Was driving along, when the engine started acting a little funny. I was on my way home anyway, so I figured I'd check codes sometime. Sometime never came, but an important errand did, so I chanced it. It still ran terrible, and the check engine light came on as I pulled into the driveway.

Just now pulled codes, and it would seem I have a gremlin, as the codes don't follow the usual pattern.

First, to get this out of the way: jumpered the test connector per the instructions, turned key on with the clutch in, stick wobbling freely, and parking brake on. Held the clutch firmly in the whole time.

I started out with three really rapid flashes. No 11, but a 21 and a 24, repeated. Then a pause, and then 31, 41, 91, and 96, repeated. Then nothing.

Starting the car was interesting.
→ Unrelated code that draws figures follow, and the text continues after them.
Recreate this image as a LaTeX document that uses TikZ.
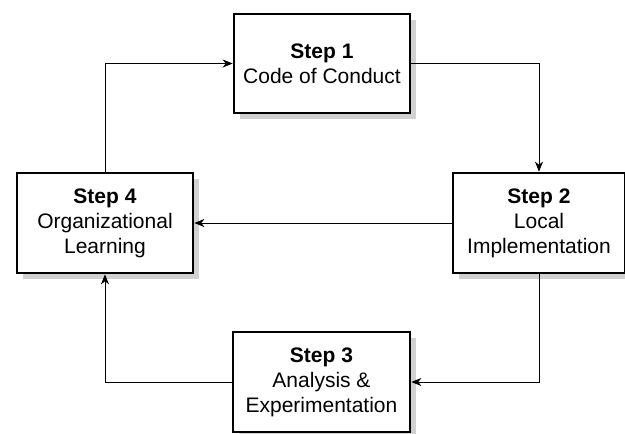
\documentclass[tikz,border=0pt]{standalone}
\usepackage{fontspec}
\setmainfont{Liberation Sans}
\usetikzlibrary{arrows.meta,shadows}
\begin{document}
\begin{tikzpicture}[x=1pt,y=-1pt,
  stepbox/.style={draw=black, line width=2.6pt, fill=white, align=center,
    inner sep=0pt, font=\fontsize{21}{25}\selectfont,
    drop shadow={shadow xshift=6pt, shadow yshift=-6pt, fill=black!18, opacity=1}},
  flow/.style={line width=0.9pt, -{Stealth[length=10pt,width=8pt,inset=3pt]}}]
  \useasboundingbox (0,0) rectangle (625,434);
  \node[stepbox, minimum width=176pt, minimum height=99pt] (s1) at (322,63.5)
    {\textbf{Step 1}\\Code of Conduct};
  \node[stepbox, minimum width=172pt, minimum height=100pt] (s2) at (539,223)
    {\textbf{Step 2}\\Local\\Implementation};
  \node[stepbox, minimum width=177pt, minimum height=100pt] (s3) at (321.5,382)
    {\textbf{Step 3}\\Analysis \&\\Experimentation};
  \node[stepbox, minimum width=176pt, minimum height=100pt] (s4) at (105,223)
    {\textbf{Step 4}\\Organizational\\Learning};
  \draw[flow] (s1.east) -| (s2.north);
  \draw[flow] (s2.west) -- (s4.east);
  \draw[flow] (s2.south) |- (s3.east);
  \draw[flow] (s3.west) -| (s4.south);
  \draw[flow] (s4.north) |- (s1.west);
\end{tikzpicture}
\end{document}
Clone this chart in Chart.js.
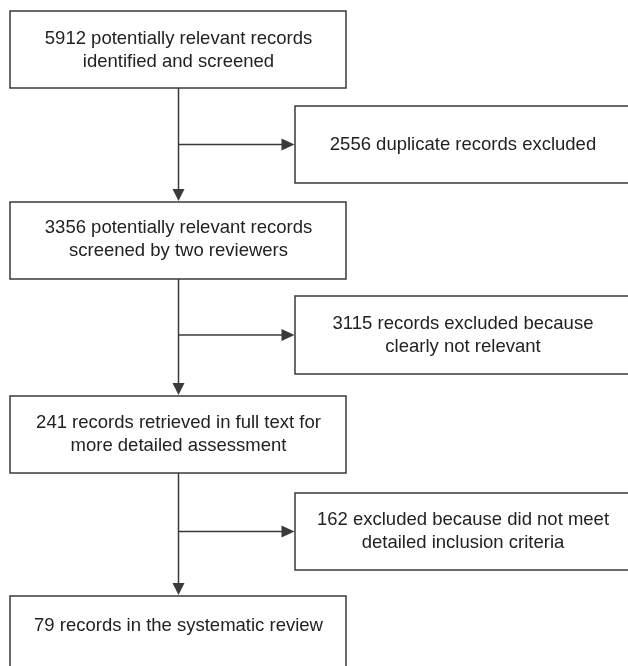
<!DOCTYPE html>
<html><head><meta charset="utf-8">
<script src="https://cdn.jsdelivr.net/npm/chart.js@4.4.1/dist/chart.umd.min.js"></script>
<style>html,body{margin:0;padding:0;background:#fff}canvas{display:block}</style>
</head><body>
<div style="width:628px;height:666px"><canvas id="c" width="628" height="666"></canvas></div>
<script>
// ---- data ----
const stageCounts = [5912, 3356, 241, 79];
const stageLabels = [
  ["5912 potentially relevant records", "identified and screened"],
  ["3356 potentially relevant records", "screened by two reviewers"],
  ["241 records retrieved in full text for", "more detailed assessment"],
  ["79 records in the systematic review"]
];
const excludedCounts = [2556, 3115, 162];
const excludedLabels = [
  ["2556 duplicate records excluded"],
  ["3115 records excluded because", "clearly not relevant"],
  ["162 excluded because did not meet", "detailed inclusion criteria"]
];

// ---- layout (units of hidden linear scales) ----
const mainX = [10, 346];
const mainCX = 178.5;
const mainY = [[11, 88], [202, 279], [396, 473], [596, 720]];
const mainTextY = [50, 239, 434, 626];
const sideX = [295, 631];
const sideY = [[106, 183], [296, 374], [493, 570]];
const sideTextCX = 463;
const lineGap = 23;

const ink = '#3a3a3a';
const textInk = '#222';
const FONT = '18.5px "Liberation Sans", Arial, sans-serif';

function drawLabel(ctx, lines, cx, cy) {
  ctx.fillStyle = textInk;
  ctx.font = FONT;
  ctx.textAlign = 'center';
  ctx.textBaseline = 'middle';
  const n = lines.length;
  lines.forEach((t, i) => {
    ctx.fillText(t, cx, cy + (i - (n - 1) / 2) * lineGap);
  });
}

const flowPlugin = {
  id: 'flow',
  afterDraw(chart) {
    const ctx = chart.ctx, X = chart.scales.x, Y = chart.scales.y;
    const px = v => X.getPixelForValue(v), py = v => Y.getPixelForValue(v);
    ctx.save();
    ctx.strokeStyle = ink;
    ctx.fillStyle = ink;
    ctx.lineWidth = 1.5;
    // main boxes
    stageLabels.forEach((lines, i) => {
      const x0 = px(mainX[0]), x1 = px(mainX[1]), y0 = py(mainY[i][0]), y1 = py(mainY[i][1]);
      ctx.strokeStyle = ink;
      ctx.lineWidth = 1.5;
      ctx.strokeRect(x0, y0, x1 - x0, y1 - y0);
      drawLabel(ctx, lines, px(mainCX), py(mainTextY[i]));
    });
    // side boxes
    excludedLabels.forEach((lines, i) => {
      const x0 = px(sideX[0]), x1 = px(sideX[1]), y0 = py(sideY[i][0]), y1 = py(sideY[i][1]);
      ctx.strokeStyle = ink;
      ctx.lineWidth = 1.5;
      ctx.strokeRect(x0, y0, x1 - x0, y1 - y0);
      drawLabel(ctx, lines, px(sideTextCX), (y0 + y1) / 2);
    });
    // arrows
    ctx.strokeStyle = ink;
    ctx.fillStyle = ink;
    ctx.lineWidth = 1.5;
    for (let i = 0; i < stageLabels.length - 1; i++) {
      const cx = px(mainCX);
      const yStart = py(mainY[i][1]);
      const yEnd = py(mainY[i + 1][0]) - 1;
      ctx.beginPath();
      ctx.moveTo(cx, yStart);
      ctx.lineTo(cx, yEnd - 10);
      ctx.stroke();
      ctx.beginPath();
      ctx.moveTo(cx - 6, yEnd - 12);
      ctx.lineTo(cx + 6, yEnd - 12);
      ctx.lineTo(cx, yEnd);
      ctx.closePath();
      ctx.fill();
      // side arrow
      const sy = (py(sideY[i][0]) + py(sideY[i][1])) / 2;
      const sx = px(sideX[0]) - 0.5;
      ctx.beginPath();
      ctx.moveTo(cx, sy);
      ctx.lineTo(sx - 10, sy);
      ctx.stroke();
      ctx.beginPath();
      ctx.moveTo(sx - 13, sy - 6);
      ctx.lineTo(sx - 13, sy + 6);
      ctx.lineTo(sx, sy);
      ctx.closePath();
      ctx.fill();
    }
    ctx.restore();
  }
};

const points = stageCounts.map((c, i) => ({x: mainCX, y: (mainY[i][0] + Math.min(mainY[i][1], 666)) / 2, c}))
  .concat(excludedCounts.map((c, i) => ({x: sideTextCX, y: (sideY[i][0] + sideY[i][1]) / 2, c})));

new Chart(document.getElementById('c'), {
  type: 'scatter',
  data: { datasets: [{ data: points, pointRadius: 0, pointHoverRadius: 0 }] },
  options: {
    responsive: false,
    devicePixelRatio: 1,
    animation: false,
    events: [],
    layout: { padding: 0 },
    plugins: { legend: { display: false }, tooltip: { enabled: false } },
    scales: {
      x: { type: 'linear', min: 0, max: 628, display: false },
      y: { type: 'linear', min: 0, max: 666, reverse: true, display: false }
    }
  },
  plugins: [flowPlugin]
});
</script>
</body></html>
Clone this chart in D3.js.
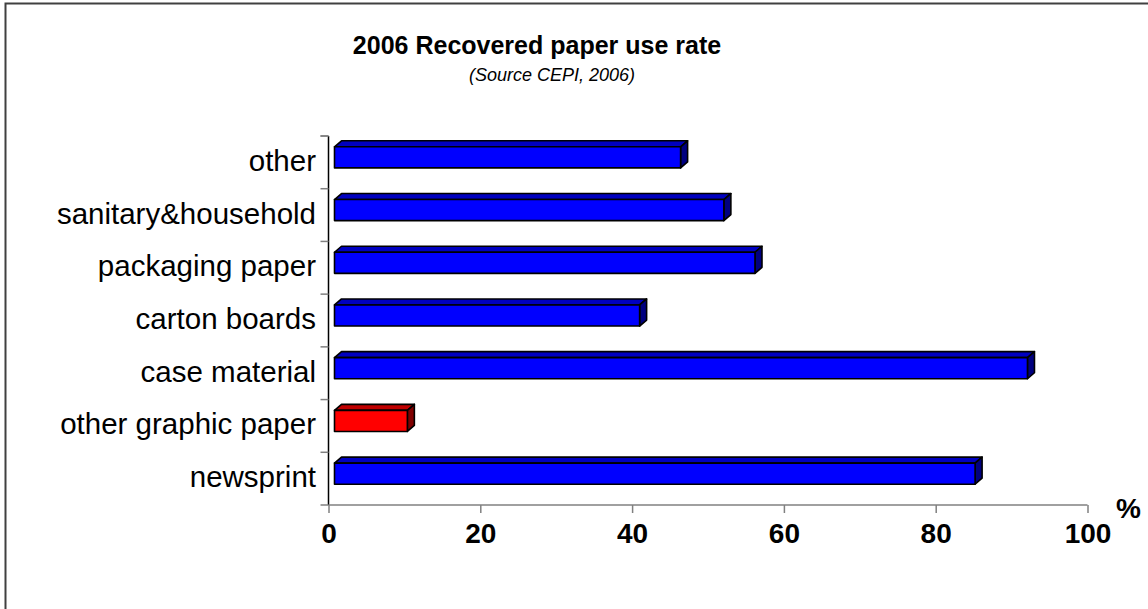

I'm used to it stalling once on cold start, but this time it would simply die every time it tried to lower the idle immediately after the startup surge. Sometimes it would flash a 4 after stalling, and sometimes it would throw out different sets of codes. On one run, it put out 13, 21, 41, and 91. On another, it also put out 18 and 13. Sometimes, the idle at high RPMs would be smooth for a sec before dying, and sometimes it would run pretty rough.

After a few attempts, both turning the key off at stall and just restarting after stall, I finally got it to run for more than a second. It seemed to be pretty smooth at higher RPMs (1500 and higher), but at 1000 it was really not happy. Still, it stayed running and did something like a KOER test, then flashed these codes: 12, 21, 94, 44. It repeated them once.

I didn't try a cylinder balance test.

Codes 44 and 94 are no surprise; at one time, they were the only codes I threw. So the smog pump is definitely on the list to fix. The rest is new to me.

Nothing else seems weird. It doesn't have any new leaks. (Which I think is awesome about this car; it's never leaked at all except for the fuel leak it had when I bought it, which is now fixed.) One of the tail pipes dripped out a little clear water, which seems normal. I couldn't see what the exhaust color was. There was a little exhaust smell, but that's nothing new given the fun state of the exhaust right around the cats.

Anyway, any help appreciated. From reading other posts, it sounds like I need the handy-dandy @jrichker "what to do if you can't pull codes" checklist to see if something is wreaking havoc with the computer. I'm also curious if you all think the codes are meaningful, given the other oddities.